С трудом опираясь на костыли, дядя поднялся с кресла. Знахарь грозно нахмурился. В его подслеповатых глазках мелькнула сумасшедшая искра. Он поджал губы и покрутил головой.
- Костыли прочь! - вдруг оглушительно закричал он.
Костыли упали. Дядя сделал один неуверенный шаг и рухнул на ковер, который, не особенно надеясь на успех лечения, заранее расстелила мама...
Знахарь получил гонорар и молча, с достоинством удалился. Нянька запила - в ту пору она уже начала пить. К историям, которые рассказывал больной пианист, прибавилась еще одна, по его мнению - самая смешная.
...Прошло два-три года, дед Григорий умер, бабка осталась с дочерью, а дядя поселился у нас, в маленькой комнате направо от прихожей, с окном, выходящим на узкую часть двора.
Теперь трудно было представить себе наш дом без стука его костылей. Иногда он выходил посидеть на крыльцо - зимой в потертой шубе и бобровой боярской шапке, а летом в нарядном пиджаке, который был некогда сшит знаменитым венским портным. Костыли он пристраивал у крыльца, шляпу держал на коленях. Однажды пожилая женщина в полушалке, перекрестясь, положила в эту шляпу копейку. Дядя дернулся, привстал, потянулся за костылем, покраснел.
- Сударыня, вы ошиблись! - надтреснутым голосом крикнул он.
В этот день он недолго сидел на крыльце.
Его любили товарищи старшего брата. На балладу Юрия Тынянова, товарища старшего брата, он сочинил музыку.

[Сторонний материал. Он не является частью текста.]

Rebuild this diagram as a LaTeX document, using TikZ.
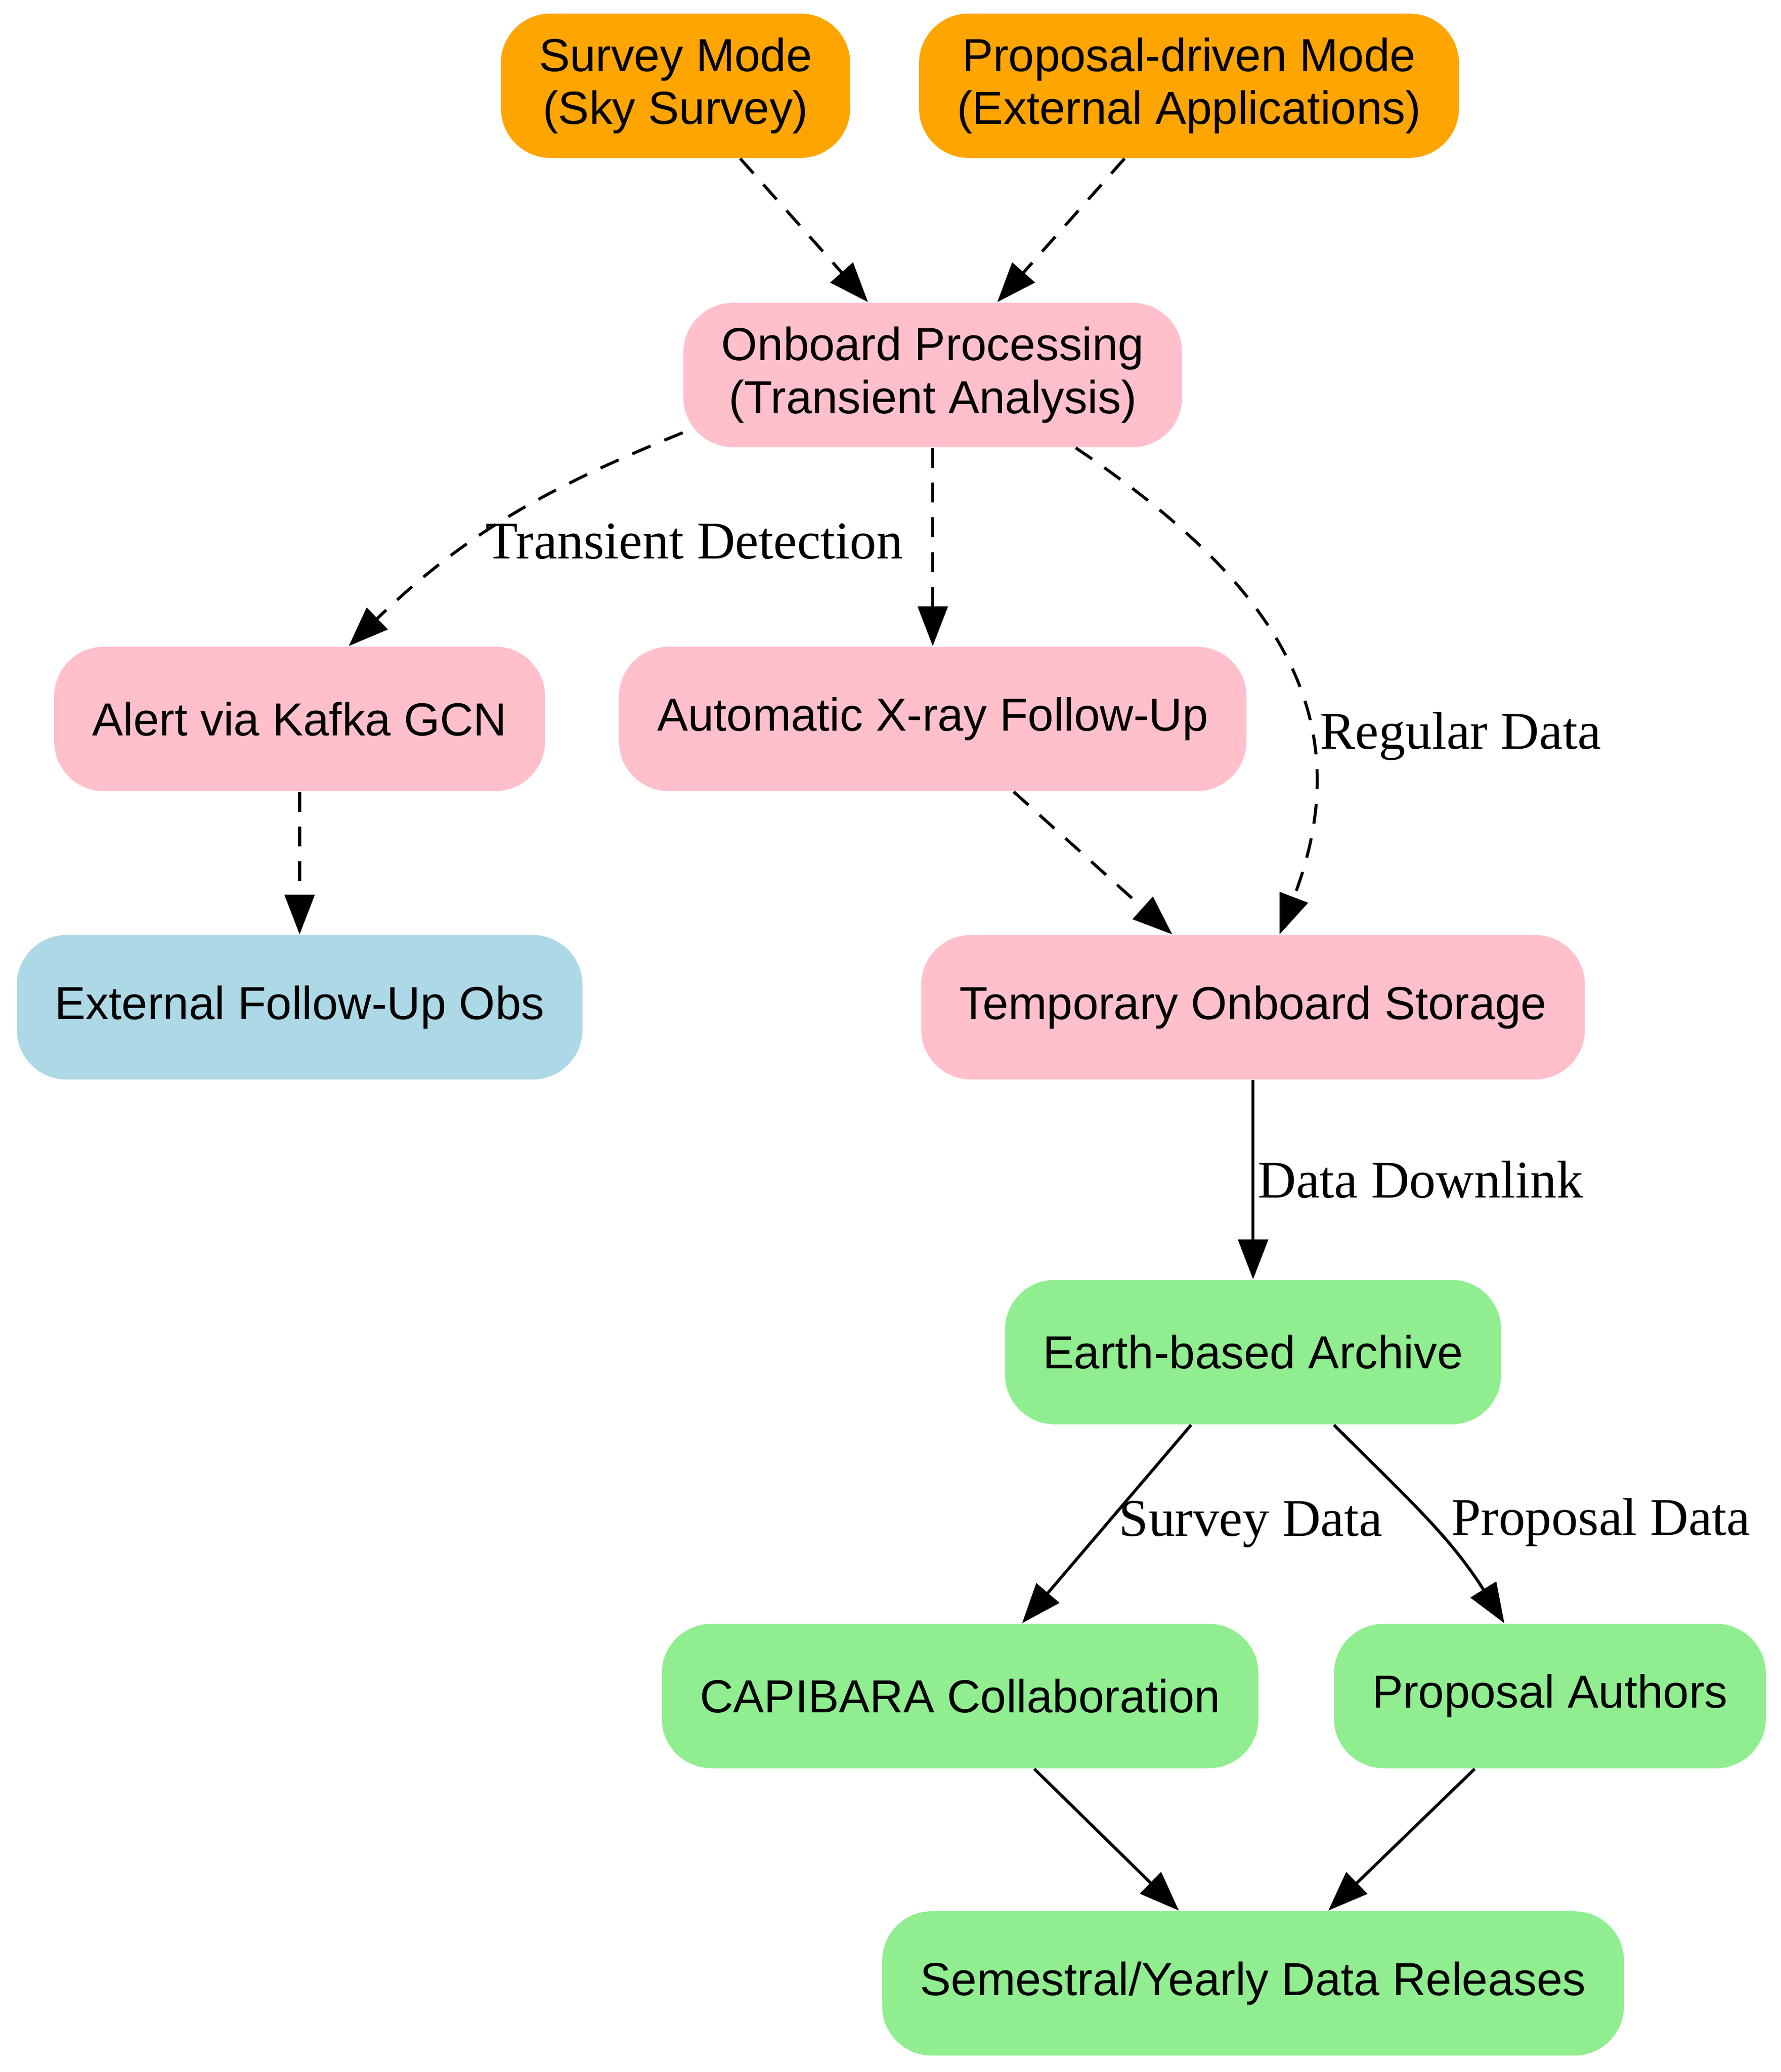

Было тихо кругом, когда скальд умирал...
Первое время он выходил к столу, шутил. Потом перестал.
3
В доме всегда толпились актеры. Среди них были "резонеры", "первые и вторые любовники", "благородные отцы", "инженю" и еще какие-то "инженю комик". "Резонеры" всегда играли резонеров, то есть людей, которые очень любят рассуждать, но ничего не делают, а благородные отцы - отцов, хотя и не обязательно благородных. Но случалось, что "резонер" играл, например, первого любовника, и тогда его обычно хвалили, даже если он играл плохо, потому что считалось, что это "не его амплуа".